Faithfully return all lines, omitting every embedded picture.

Data shown ▸
-------------------------

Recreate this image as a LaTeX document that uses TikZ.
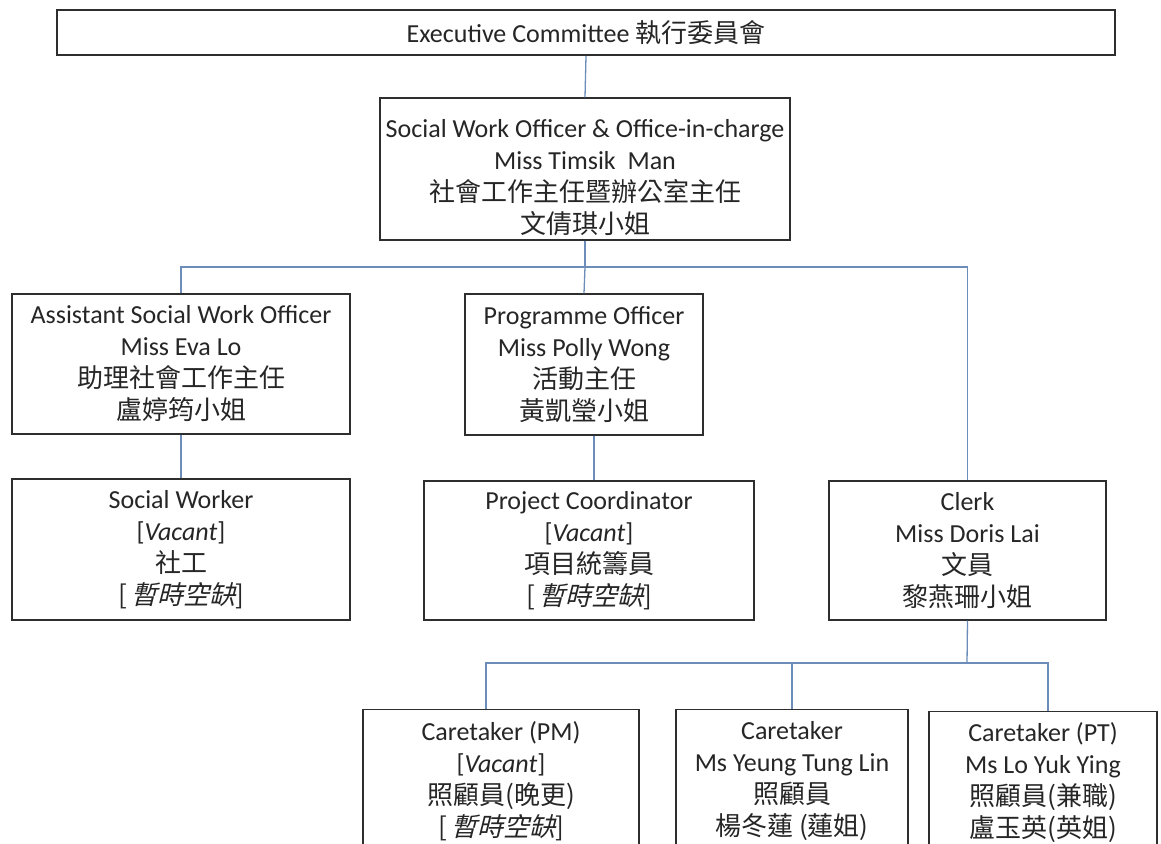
\documentclass[tikz,border=0pt]{standalone}
\usepackage{fontspec}
\setmainfont{Carlito}
\newfontfamily\zhf{Noto Sans CJK TC}
\newfontfamily\zhit[FakeSlant=0.25]{Noto Sans CJK TC}
\newcommand\zh[1]{{\zhf\fontsize{26}{32}\selectfont #1}}
\newcommand\zhi[1]{{\zhit\fontsize{26}{32}\selectfont #1}}
\definecolor{conn}{HTML}{6C8DBA}
\definecolor{boxline}{HTML}{2E2E2E}
\definecolor{txt}{HTML}{262626}
\tikzset{
  box/.style={draw=boxline, line width=1.4pt, fill=white, inner sep=0pt, align=center,
    text=txt, font=\fontsize{26}{32}\selectfont},
  boxtext/.style={inner sep=0pt, align=center, text=txt, font=\fontsize{26}{32}\selectfont},
  conn/.style={draw=conn, line width=1.3pt},
}
\begin{document}
\begin{tikzpicture}[x=1pt,y=-1pt]
\useasboundingbox (0,0) rectangle (1161,843);
\clip (0,0) rectangle (1161,843);
% boxes
\node[box, line width=1.8pt, minimum width=1058, minimum height=45] (exec) at (586,32.5)
  {Executive Committee \zh{執行委員會}};
\node[box, minimum width=410, minimum height=142] (swo) at (585,169) {};
\node[boxtext] (swotext) at (585,178)
  {Social Work Officer \& Office-in-charge\\Miss Timsik\ \ Man\\\zh{社會工作主任暨辦公室主任}\\\zh{文倩琪小姐}};
\node[box, minimum width=338, minimum height=140] (aswo) at (181,364)
  {Assistant Social Work Officer\\Miss Eva Lo\\\zh{助理社會工作主任}\\\zh{盧婷筠小姐}};
\node[box, minimum width=238, minimum height=141] (prog) at (584,364.5)
  {Programme Officer\\Miss Polly Wong\\\zh{活動主任}\\\zh{黃凱瑩小姐}};
\node[box, minimum width=338, minimum height=141] (sw) at (181,549.5)
  {Social Worker\\{[}\textit{Vacant}{]}\\\zh{社工}\\{\zh{[}\,\zhi{暫時空缺}\zh{]}}};
\node[box, minimum width=330, minimum height=139] (pc) at (589,550.5)
  {Project Coordinator\\{[}\textit{Vacant}{]}\\\zh{項目統籌員}\\{\zh{[}\,\zhi{暫時空缺}\zh{]}}};
\node[box, minimum width=277, minimum height=139] (clerk) at (967.5,550.5)
  {Clerk\\Miss Doris Lai\\\zh{文員}\\\zh{黎燕珊小姐}};
\node[box, minimum width=276, minimum height=142, anchor=north] (ct1) at (501,709)
  {Caretaker (PM)\\{[}\textit{Vacant}{]}\\\zh{照顧員(晚更)}\\{\zh{[}\,\zhi{暫時空缺}\zh{]}}};
\node[box, minimum width=232, minimum height=142, anchor=north] (ct2) at (792,709)
  {Caretaker\\Ms Yeung Tung Lin\\\zh{照顧員}\\\zh{楊冬蓮 (蓮姐)}};
\node[box, minimum width=228, minimum height=142, anchor=north] (ct3) at (1043,711)
  {Caretaker (PT)\\Ms Lo Yuk Ying\\\zh{照顧員(兼職)}\\\zh{盧玉英(英姐)}};
% bus coordinates
\coordinate (busA) at (585,267);
\coordinate (busB) at (967,663);
% connectors
\draw[conn] (exec.south) -- (swo.north);
\draw[conn] (swo.south) -- (busA);
\draw[conn] (aswo.north) |- (busA) -| (clerk.north);
\draw[conn] (busA) -- (prog.north);
\draw[conn] (aswo.south) -- (sw.north);
\draw[conn] ([xshift=10pt]prog.south) -- ([xshift=10pt]prog.south |- pc.north);
\draw[conn] (clerk.south) -- (busB);
\draw[conn] ([xshift=-15pt]ct1.north) |- (busB) -| ([xshift=5pt]ct3.north);
\draw[conn] (ct2.north) -- (ct2.north |- busB);
\end{tikzpicture}
\end{document}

-------------------------

Solved exercise ▸
Recreate this image as a LaTeX document that uses TikZ.
\documentclass[tikz,border=0pt]{standalone}
\usepackage{fontspec}
\setmainfont{Carlito}
\newfontfamily\zhf{Noto Sans CJK TC}
\newfontfamily\zhit[FakeSlant=0.25]{Noto Sans CJK TC}
\newcommand\zh[1]{{\zhf\fontsize{26}{32}\selectfont #1}}
\newcommand\zhi[1]{{\zhit\fontsize{26}{32}\selectfont #1}}
\definecolor{conn}{HTML}{6C8DBA}
\definecolor{boxline}{HTML}{2E2E2E}
\definecolor{txt}{HTML}{262626}
\tikzset{
  box/.style={draw=boxline, line width=1.4pt, fill=white, inner sep=0pt, align=center,
    text=txt, font=\fontsize{26}{32}\selectfont},
  boxtext/.style={inner sep=0pt, align=center, text=txt, font=\fontsize{26}{32}\selectfont},
  conn/.style={draw=conn, line width=1.3pt},
}
\begin{document}
\begin{tikzpicture}[x=1pt,y=-1pt]
\useasboundingbox (0,0) rectangle (1161,843);
\clip (0,0) rectangle (1161,843);
% boxes
\node[box, line width=1.8pt, minimum width=1058, minimum height=45] (exec) at (586,32.5)
  {Executive Committee \zh{執行委員會}};
\node[box, minimum width=410, minimum height=142] (swo) at (585,169) {};
\node[boxtext] (swotext) at (585,178)
  {Social Work Officer \& Office-in-charge\\Miss Timsik\ \ Man\\\zh{社會工作主任暨辦公室主任}\\\zh{文倩琪小姐}};
\node[box, minimum width=338, minimum height=140] (aswo) at (181,364)
  {Assistant Social Work Officer\\Miss Eva Lo\\\zh{助理社會工作主任}\\\zh{盧婷筠小姐}};
\node[box, minimum width=238, minimum height=141] (prog) at (584,364.5)
  {Programme Officer\\Miss Polly Wong\\\zh{活動主任}\\\zh{黃凱瑩小姐}};
\node[box, minimum width=338, minimum height=141] (sw) at (181,549.5)
  {Social Worker\\{[}\textit{Vacant}{]}\\\zh{社工}\\{\zh{[}\,\zhi{暫時空缺}\zh{]}}};
\node[box, minimum width=330, minimum height=139] (pc) at (589,550.5)
  {Project Coordinator\\{[}\textit{Vacant}{]}\\\zh{項目統籌員}\\{\zh{[}\,\zhi{暫時空缺}\zh{]}}};
\node[box, minimum width=277, minimum height=139] (clerk) at (967.5,550.5)
  {Clerk\\Miss Doris Lai\\\zh{文員}\\\zh{黎燕珊小姐}};
\node[box, minimum width=276, minimum height=142, anchor=north] (ct1) at (501,709)
  {Caretaker (PM)\\{[}\textit{Vacant}{]}\\\zh{照顧員(晚更)}\\{\zh{[}\,\zhi{暫時空缺}\zh{]}}};
\node[box, minimum width=232, minimum height=142, anchor=north] (ct2) at (792,709)
  {Caretaker\\Ms Yeung Tung Lin\\\zh{照顧員}\\\zh{楊冬蓮 (蓮姐)}};
\node[box, minimum width=228, minimum height=142, anchor=north] (ct3) at (1043,711)
  {Caretaker (PT)\\Ms Lo Yuk Ying\\\zh{照顧員(兼職)}\\\zh{盧玉英(英姐)}};
% bus coordinates
\coordinate (busA) at (585,267);
\coordinate (busB) at (967,663);
% connectors
\draw[conn] (exec.south) -- (swo.north);
\draw[conn] (swo.south) -- (busA);
\draw[conn] (aswo.north) |- (busA) -| (clerk.north);
\draw[conn] (busA) -- (prog.north);
\draw[conn] (aswo.south) -- (sw.north);
\draw[conn] ([xshift=10pt]prog.south) -- ([xshift=10pt]prog.south |- pc.north);
\draw[conn] (clerk.south) -- (busB);
\draw[conn] ([xshift=-15pt]ct1.north) |- (busB) -| ([xshift=5pt]ct3.north);
\draw[conn] (ct2.north) -- (ct2.north |- busB);
\end{tikzpicture}
\end{document}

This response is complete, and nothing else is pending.